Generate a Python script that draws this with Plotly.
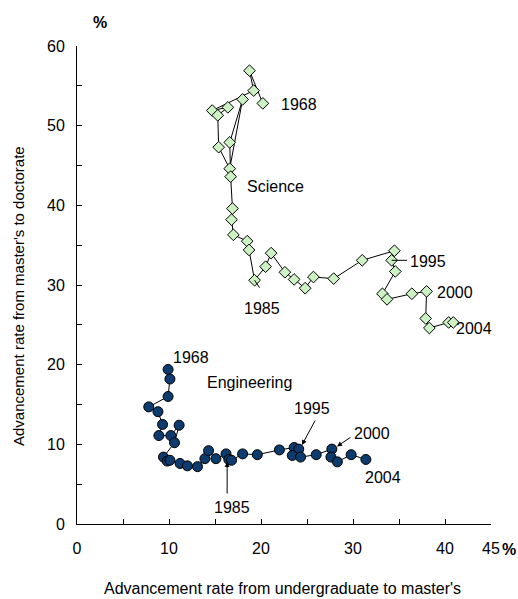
import plotly.graph_objects as go

# Science: (undergrad->master's, master's->doctorate), 1968 ... 2004
sci_x = [20.2, 18.75, 19.2, 14.7, 16.4, 15.3, 15.4, 16.6, 18.0, 16.6, 16.7, 16.9, 16.8, 17.0, 18.5, 18.7,
         19.3, 20.5, 21.1, 22.6, 23.6, 24.8, 25.7, 27.9, 31.0, 34.5, 34.2, 34.6, 33.2, 33.7, 36.4, 38.0,
         37.9, 38.3, 40.4, 40.9]
sci_y = [52.8, 56.9, 54.4, 51.9, 52.3, 51.3, 47.3, 44.6, 53.3, 47.9, 43.6, 39.6, 38.2, 36.3, 35.5, 34.4,
         30.6, 32.3, 34.0, 31.6, 30.7, 29.6, 31.0, 30.8, 33.1, 34.3, 33.1, 31.7, 28.9, 28.2, 28.9, 29.2,
         25.8, 24.6, 25.3, 25.3]

# Engineering
eng_x = [9.9, 10.1, 9.9, 7.8, 8.8, 9.3, 8.9, 10.2, 11.1, 10.6, 9.4, 9.8, 10.1, 11.2, 12.0, 13.1, 13.9,
         14.3, 15.1, 16.2, 16.5, 16.8, 18.0, 19.6, 22.0, 23.6, 24.1, 23.4, 24.3, 26.0, 27.7, 27.6, 28.3,
         29.8, 31.4]
eng_y = [19.4, 18.2, 16.0, 14.7, 14.1, 12.5, 11.1, 11.1, 12.4, 10.2, 8.4, 7.9, 8.0, 7.6, 7.3, 7.2, 8.2,
         9.2, 8.2, 8.8, 8.1, 8.0, 8.8, 8.7, 9.3, 9.6, 9.4, 8.6, 8.4, 8.7, 9.4, 8.4, 7.8, 8.7, 8.1]

x_tickvals = [0, 5, 10, 15, 20, 25, 30, 35, 40, 45]
x_ticktext = ["0", "", "10", "", "20", "", "30", "", "40", "45"]
y_tickvals = [0, 5, 10, 15, 20, 25, 30, 35, 40, 45, 50, 55, 60]
y_ticktext = ["0", "", "10", "", "20", "", "30", "", "40", "", "50", "", "60"]

FONT = "Liberation Sans, Arial, sans-serif"
FS = 16

L, R, T, B = 77, 27, 46, 75
W, H = 518, 599

fig = go.Figure()
fig.add_trace(go.Scatter(
    x=sci_x, y=sci_y, mode="lines+markers", name="Science",
    line=dict(color="black", width=1),
    marker=dict(symbol="diamond", size=9, color="#ccf2c4", line=dict(color="black", width=1)),
))
fig.add_trace(go.Scatter(
    x=eng_x, y=eng_y, mode="lines+markers", name="Engineering",
    line=dict(color="black", width=1),
    marker=dict(symbol="circle", size=10, color="#0d3b6e", line=dict(color="black", width=1)),
))

def txt(x, y, s):
    fig.add_annotation(x=x, y=y, xref="x", yref="y", text=s,
                       showarrow=False, font=dict(family=FONT, size=FS, color="black"))

def arrow(x, y, ax, ay, head=2):
    fig.add_annotation(x=x, y=y, xref="x", yref="y", text="", showarrow=True,
                       ax=ax, ay=ay, arrowhead=head, arrowsize=1, arrowwidth=1,
                       arrowcolor="black", standoff=0)

# Science labels
txt(24.16, 52.6, "1968")
txt(21.6, 42.4, "Science")
txt(20.1, 27.1, "1985")
txt(38.1, 33.0, "1995")
txt(41.1, 29.0, "2000")
txt(43.2, 24.5, "2004")
arrow(19.3, 30.6, 6, 9, head=0)
arrow(34.2, 33.1, 17, 0, head=0)

# Engineering labels
txt(12.35, 20.95, "1968")
txt(18.7, 17.7, "Engineering")
txt(25.5, 14.55, "1995")
txt(32.1, 11.3, "2000")
txt(33.25, 5.85, "2004")
txt(16.9, 2.1, "1985")
arrow(16.32, 7.78, 0, 33)
arrow(24.45, 9.91, 14, -26)
arrow(28.26, 9.74, 15, -10)

pw, ph = W - L - R, H - T - B
def paper_xy(px, py):
    return (px - L) / pw, (H - B - py) / ph

for (px, py, s, ang, fs) in [(100, 22, "<b>%</b>", 0, FS), (509, 549, "<b>%</b>", 0, FS),
                             (282, 588, "Advancement rate from undergraduate to master's", 0, FS),
                             (18, 296, "Advancement rate from master's to doctorate", -90, 15)]:
    xx, yy = paper_xy(px, py)
    fig.add_annotation(x=xx, y=yy, xref="paper", yref="paper", text=s, showarrow=False,
                       textangle=ang, xanchor="center", yanchor="middle",
                       font=dict(family=FONT, size=fs, color="black"))

fig.update_layout(
    width=W, height=H,
    margin=dict(l=L, r=R, t=T, b=B),
    paper_bgcolor="white", plot_bgcolor="white",
    showlegend=False,
    font=dict(family=FONT, size=FS, color="black"),
    xaxis=dict(range=[0, 45], tickvals=x_tickvals, ticktext=x_ticktext, ticks="inside",
               ticklen=5, tickcolor="black", showline=True, linecolor="black", linewidth=1,
               showgrid=False, zeroline=False, ticklabelstandoff=10, automargin=False,
               tickfont=dict(family=FONT, size=FS, color="black")),
    yaxis=dict(range=[0, 60], tickvals=y_tickvals, ticktext=y_ticktext, ticks="inside",
               ticklen=5, tickcolor="black", showline=True, linecolor="black", linewidth=1,
               showgrid=False, zeroline=False, ticklabelstandoff=8, automargin=False,
               tickfont=dict(family=FONT, size=FS, color="black")),
)

fig.write_html("out.html", config={"displayModeBar": False},
               post_script="document.body.style.margin='0';document.body.style.overflow='hidden';")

**TASK BRIEF**
Go through the listing above and quote it exactly, apart from its images.

**RESPONSE**
Generate a Python script that draws this with Plotly.
import plotly.graph_objects as go

# Science: (undergrad->master's, master's->doctorate), 1968 ... 2004
sci_x = [20.2, 18.75, 19.2, 14.7, 16.4, 15.3, 15.4, 16.6, 18.0, 16.6, 16.7, 16.9, 16.8, 17.0, 18.5, 18.7,
         19.3, 20.5, 21.1, 22.6, 23.6, 24.8, 25.7, 27.9, 31.0, 34.5, 34.2, 34.6, 33.2, 33.7, 36.4, 38.0,
         37.9, 38.3, 40.4, 40.9]
sci_y = [52.8, 56.9, 54.4, 51.9, 52.3, 51.3, 47.3, 44.6, 53.3, 47.9, 43.6, 39.6, 38.2, 36.3, 35.5, 34.4,
         30.6, 32.3, 34.0, 31.6, 30.7, 29.6, 31.0, 30.8, 33.1, 34.3, 33.1, 31.7, 28.9, 28.2, 28.9, 29.2,
         25.8, 24.6, 25.3, 25.3]

# Engineering
eng_x = [9.9, 10.1, 9.9, 7.8, 8.8, 9.3, 8.9, 10.2, 11.1, 10.6, 9.4, 9.8, 10.1, 11.2, 12.0, 13.1, 13.9,
         14.3, 15.1, 16.2, 16.5, 16.8, 18.0, 19.6, 22.0, 23.6, 24.1, 23.4, 24.3, 26.0, 27.7, 27.6, 28.3,
         29.8, 31.4]
eng_y = [19.4, 18.2, 16.0, 14.7, 14.1, 12.5, 11.1, 11.1, 12.4, 10.2, 8.4, 7.9, 8.0, 7.6, 7.3, 7.2, 8.2,
         9.2, 8.2, 8.8, 8.1, 8.0, 8.8, 8.7, 9.3, 9.6, 9.4, 8.6, 8.4, 8.7, 9.4, 8.4, 7.8, 8.7, 8.1]

x_tickvals = [0, 5, 10, 15, 20, 25, 30, 35, 40, 45]
x_ticktext = ["0", "", "10", "", "20", "", "30", "", "40", "45"]
y_tickvals = [0, 5, 10, 15, 20, 25, 30, 35, 40, 45, 50, 55, 60]
y_ticktext = ["0", "", "10", "", "20", "", "30", "", "40", "", "50", "", "60"]

FONT = "Liberation Sans, Arial, sans-serif"
FS = 16

L, R, T, B = 77, 27, 46, 75
W, H = 518, 599

fig = go.Figure()
fig.add_trace(go.Scatter(
    x=sci_x, y=sci_y, mode="lines+markers", name="Science",
    line=dict(color="black", width=1),
    marker=dict(symbol="diamond", size=9, color="#ccf2c4", line=dict(color="black", width=1)),
))
fig.add_trace(go.Scatter(
    x=eng_x, y=eng_y, mode="lines+markers", name="Engineering",
    line=dict(color="black", width=1),
    marker=dict(symbol="circle", size=10, color="#0d3b6e", line=dict(color="black", width=1)),
))

def txt(x, y, s):
    fig.add_annotation(x=x, y=y, xref="x", yref="y", text=s,
                       showarrow=False, font=dict(family=FONT, size=FS, color="black"))

def arrow(x, y, ax, ay, head=2):
    fig.add_annotation(x=x, y=y, xref="x", yref="y", text="", showarrow=True,
                       ax=ax, ay=ay, arrowhead=head, arrowsize=1, arrowwidth=1,
                       arrowcolor="black", standoff=0)

# Science labels
txt(24.16, 52.6, "1968")
txt(21.6, 42.4, "Science")
txt(20.1, 27.1, "1985")
txt(38.1, 33.0, "1995")
txt(41.1, 29.0, "2000")
txt(43.2, 24.5, "2004")
arrow(19.3, 30.6, 6, 9, head=0)
arrow(34.2, 33.1, 17, 0, head=0)

# Engineering labels
txt(12.35, 20.95, "1968")
txt(18.7, 17.7, "Engineering")
txt(25.5, 14.55, "1995")
txt(32.1, 11.3, "2000")
txt(33.25, 5.85, "2004")
txt(16.9, 2.1, "1985")
arrow(16.32, 7.78, 0, 33)
arrow(24.45, 9.91, 14, -26)
arrow(28.26, 9.74, 15, -10)

pw, ph = W - L - R, H - T - B
def paper_xy(px, py):
    return (px - L) / pw, (H - B - py) / ph

for (px, py, s, ang, fs) in [(100, 22, "<b>%</b>", 0, FS), (509, 549, "<b>%</b>", 0, FS),
                             (282, 588, "Advancement rate from undergraduate to master's", 0, FS),
                             (18, 296, "Advancement rate from master's to doctorate", -90, 15)]:
    xx, yy = paper_xy(px, py)
    fig.add_annotation(x=xx, y=yy, xref="paper", yref="paper", text=s, showarrow=False,
                       textangle=ang, xanchor="center", yanchor="middle",
                       font=dict(family=FONT, size=fs, color="black"))

fig.update_layout(
    width=W, height=H,
    margin=dict(l=L, r=R, t=T, b=B),
    paper_bgcolor="white", plot_bgcolor="white",
    showlegend=False,
    font=dict(family=FONT, size=FS, color="black"),
    xaxis=dict(range=[0, 45], tickvals=x_tickvals, ticktext=x_ticktext, ticks="inside",
               ticklen=5, tickcolor="black", showline=True, linecolor="black", linewidth=1,
               showgrid=False, zeroline=False, ticklabelstandoff=10, automargin=False,
               tickfont=dict(family=FONT, size=FS, color="black")),
    yaxis=dict(range=[0, 60], tickvals=y_tickvals, ticktext=y_ticktext, ticks="inside",
               ticklen=5, tickcolor="black", showline=True, linecolor="black", linewidth=1,
               showgrid=False, zeroline=False, ticklabelstandoff=8, automargin=False,
               tickfont=dict(family=FONT, size=FS, color="black")),
)

fig.write_html("out.html", config={"displayModeBar": False},
               post_script="document.body.style.margin='0';document.body.style.overflow='hidden';")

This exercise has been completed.